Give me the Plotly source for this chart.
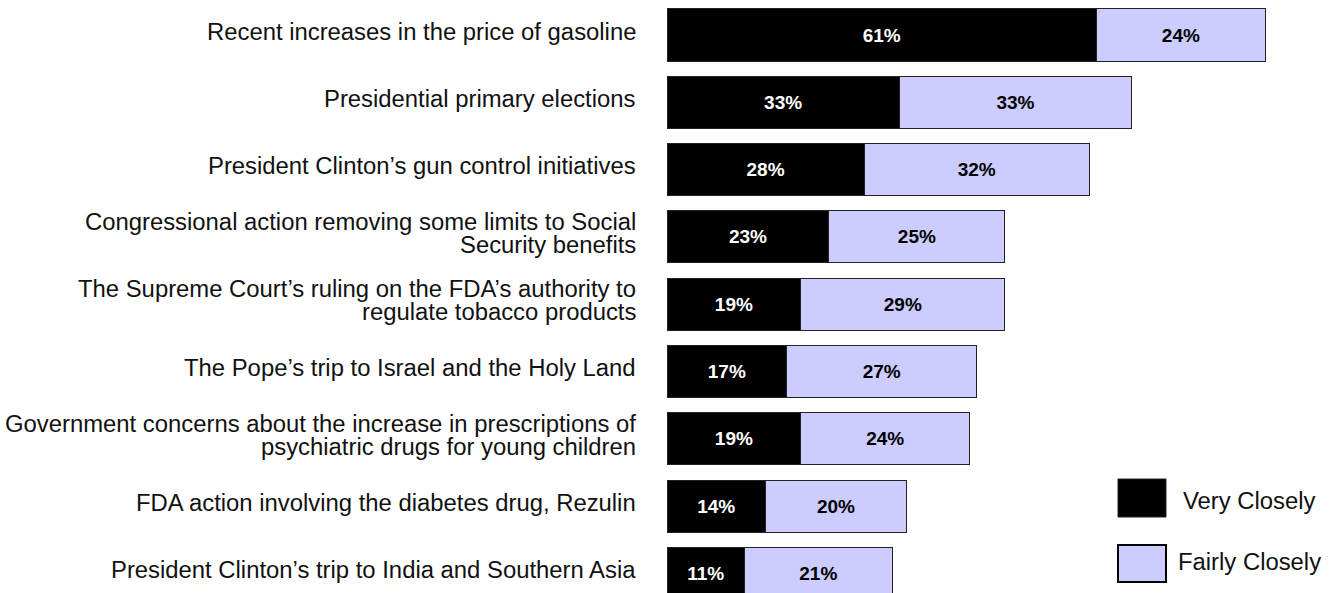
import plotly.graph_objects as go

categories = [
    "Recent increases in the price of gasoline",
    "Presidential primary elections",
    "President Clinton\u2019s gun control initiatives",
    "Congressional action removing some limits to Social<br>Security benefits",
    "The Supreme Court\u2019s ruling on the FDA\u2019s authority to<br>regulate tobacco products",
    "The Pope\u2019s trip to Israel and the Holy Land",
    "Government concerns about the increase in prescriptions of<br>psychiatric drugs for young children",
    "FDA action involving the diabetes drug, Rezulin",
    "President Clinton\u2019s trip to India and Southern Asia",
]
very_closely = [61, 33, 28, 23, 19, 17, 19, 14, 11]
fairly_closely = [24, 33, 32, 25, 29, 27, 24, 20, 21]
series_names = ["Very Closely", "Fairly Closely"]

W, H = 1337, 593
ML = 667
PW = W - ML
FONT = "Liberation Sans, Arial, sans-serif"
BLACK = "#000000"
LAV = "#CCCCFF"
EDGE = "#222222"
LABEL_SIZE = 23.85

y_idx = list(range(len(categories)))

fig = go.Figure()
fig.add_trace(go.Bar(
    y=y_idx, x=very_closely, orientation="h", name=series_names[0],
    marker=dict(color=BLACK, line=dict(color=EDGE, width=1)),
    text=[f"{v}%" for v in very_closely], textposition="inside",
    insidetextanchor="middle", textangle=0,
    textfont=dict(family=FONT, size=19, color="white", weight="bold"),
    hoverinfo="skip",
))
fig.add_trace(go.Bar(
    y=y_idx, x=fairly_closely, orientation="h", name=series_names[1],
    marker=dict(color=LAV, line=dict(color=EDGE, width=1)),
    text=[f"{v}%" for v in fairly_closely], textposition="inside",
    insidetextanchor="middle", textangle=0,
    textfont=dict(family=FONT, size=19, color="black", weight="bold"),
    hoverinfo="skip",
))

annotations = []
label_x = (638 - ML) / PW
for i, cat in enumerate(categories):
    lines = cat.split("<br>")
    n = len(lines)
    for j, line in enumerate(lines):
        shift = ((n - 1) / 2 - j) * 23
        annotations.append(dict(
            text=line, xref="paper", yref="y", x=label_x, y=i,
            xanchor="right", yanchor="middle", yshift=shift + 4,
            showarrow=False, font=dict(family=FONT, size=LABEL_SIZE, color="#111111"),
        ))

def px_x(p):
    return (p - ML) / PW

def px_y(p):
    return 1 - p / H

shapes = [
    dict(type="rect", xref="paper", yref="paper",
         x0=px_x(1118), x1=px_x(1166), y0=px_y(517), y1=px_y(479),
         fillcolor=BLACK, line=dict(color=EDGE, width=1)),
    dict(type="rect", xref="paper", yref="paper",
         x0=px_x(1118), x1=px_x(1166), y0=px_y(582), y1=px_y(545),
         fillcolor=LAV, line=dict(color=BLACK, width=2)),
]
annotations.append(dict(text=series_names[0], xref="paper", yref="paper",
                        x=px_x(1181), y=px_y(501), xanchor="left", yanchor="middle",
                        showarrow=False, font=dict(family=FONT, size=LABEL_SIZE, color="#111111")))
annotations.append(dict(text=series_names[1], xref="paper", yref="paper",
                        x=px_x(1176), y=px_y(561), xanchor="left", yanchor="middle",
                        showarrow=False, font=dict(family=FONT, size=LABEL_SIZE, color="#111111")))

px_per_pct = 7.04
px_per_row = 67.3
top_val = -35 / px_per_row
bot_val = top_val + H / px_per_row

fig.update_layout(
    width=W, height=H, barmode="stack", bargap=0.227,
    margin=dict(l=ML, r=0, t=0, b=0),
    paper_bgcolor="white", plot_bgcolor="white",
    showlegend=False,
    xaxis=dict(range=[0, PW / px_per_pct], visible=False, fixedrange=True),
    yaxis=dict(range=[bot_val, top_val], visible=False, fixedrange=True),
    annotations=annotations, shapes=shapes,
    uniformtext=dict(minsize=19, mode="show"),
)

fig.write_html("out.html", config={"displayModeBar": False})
....
Omit the pictures and give the material again, exactly and in full.

Give me the Plotly source for this chart.
import plotly.graph_objects as go

categories = [
    "Recent increases in the price of gasoline",
    "Presidential primary elections",
    "President Clinton\u2019s gun control initiatives",
    "Congressional action removing some limits to Social<br>Security benefits",
    "The Supreme Court\u2019s ruling on the FDA\u2019s authority to<br>regulate tobacco products",
    "The Pope\u2019s trip to Israel and the Holy Land",
    "Government concerns about the increase in prescriptions of<br>psychiatric drugs for young children",
    "FDA action involving the diabetes drug, Rezulin",
    "President Clinton\u2019s trip to India and Southern Asia",
]
very_closely = [61, 33, 28, 23, 19, 17, 19, 14, 11]
fairly_closely = [24, 33, 32, 25, 29, 27, 24, 20, 21]
series_names = ["Very Closely", "Fairly Closely"]

W, H = 1337, 593
ML = 667
PW = W - ML
FONT = "Liberation Sans, Arial, sans-serif"
BLACK = "#000000"
LAV = "#CCCCFF"
EDGE = "#222222"
LABEL_SIZE = 23.85

y_idx = list(range(len(categories)))

fig = go.Figure()
fig.add_trace(go.Bar(
    y=y_idx, x=very_closely, orientation="h", name=series_names[0],
    marker=dict(color=BLACK, line=dict(color=EDGE, width=1)),
    text=[f"{v}%" for v in very_closely], textposition="inside",
    insidetextanchor="middle", textangle=0,
    textfont=dict(family=FONT, size=19, color="white", weight="bold"),
    hoverinfo="skip",
))
fig.add_trace(go.Bar(
    y=y_idx, x=fairly_closely, orientation="h", name=series_names[1],
    marker=dict(color=LAV, line=dict(color=EDGE, width=1)),
    text=[f"{v}%" for v in fairly_closely], textposition="inside",
    insidetextanchor="middle", textangle=0,
    textfont=dict(family=FONT, size=19, color="black", weight="bold"),
    hoverinfo="skip",
))

annotations = []
label_x = (638 - ML) / PW
for i, cat in enumerate(categories):
    lines = cat.split("<br>")
    n = len(lines)
    for j, line in enumerate(lines):
        shift = ((n - 1) / 2 - j) * 23
        annotations.append(dict(
            text=line, xref="paper", yref="y", x=label_x, y=i,
            xanchor="right", yanchor="middle", yshift=shift + 4,
            showarrow=False, font=dict(family=FONT, size=LABEL_SIZE, color="#111111"),
        ))

def px_x(p):
    return (p - ML) / PW

def px_y(p):
    return 1 - p / H

shapes = [
    dict(type="rect", xref="paper", yref="paper",
         x0=px_x(1118), x1=px_x(1166), y0=px_y(517), y1=px_y(479),
         fillcolor=BLACK, line=dict(color=EDGE, width=1)),
    dict(type="rect", xref="paper", yref="paper",
         x0=px_x(1118), x1=px_x(1166), y0=px_y(582), y1=px_y(545),
         fillcolor=LAV, line=dict(color=BLACK, width=2)),
]
annotations.append(dict(text=series_names[0], xref="paper", yref="paper",
                        x=px_x(1181), y=px_y(501), xanchor="left", yanchor="middle",
                        showarrow=False, font=dict(family=FONT, size=LABEL_SIZE, color="#111111")))
annotations.append(dict(text=series_names[1], xref="paper", yref="paper",
                        x=px_x(1176), y=px_y(561), xanchor="left", yanchor="middle",
                        showarrow=False, font=dict(family=FONT, size=LABEL_SIZE, color="#111111")))

px_per_pct = 7.04
px_per_row = 67.3
top_val = -35 / px_per_row
bot_val = top_val + H / px_per_row

fig.update_layout(
    width=W, height=H, barmode="stack", bargap=0.227,
    margin=dict(l=ML, r=0, t=0, b=0),
    paper_bgcolor="white", plot_bgcolor="white",
    showlegend=False,
    xaxis=dict(range=[0, PW / px_per_pct], visible=False, fixedrange=True),
    yaxis=dict(range=[bot_val, top_val], visible=False, fixedrange=True),
    annotations=annotations, shapes=shapes,
    uniformtext=dict(minsize=19, mode="show"),
)

fig.write_html("out.html", config={"displayModeBar": False})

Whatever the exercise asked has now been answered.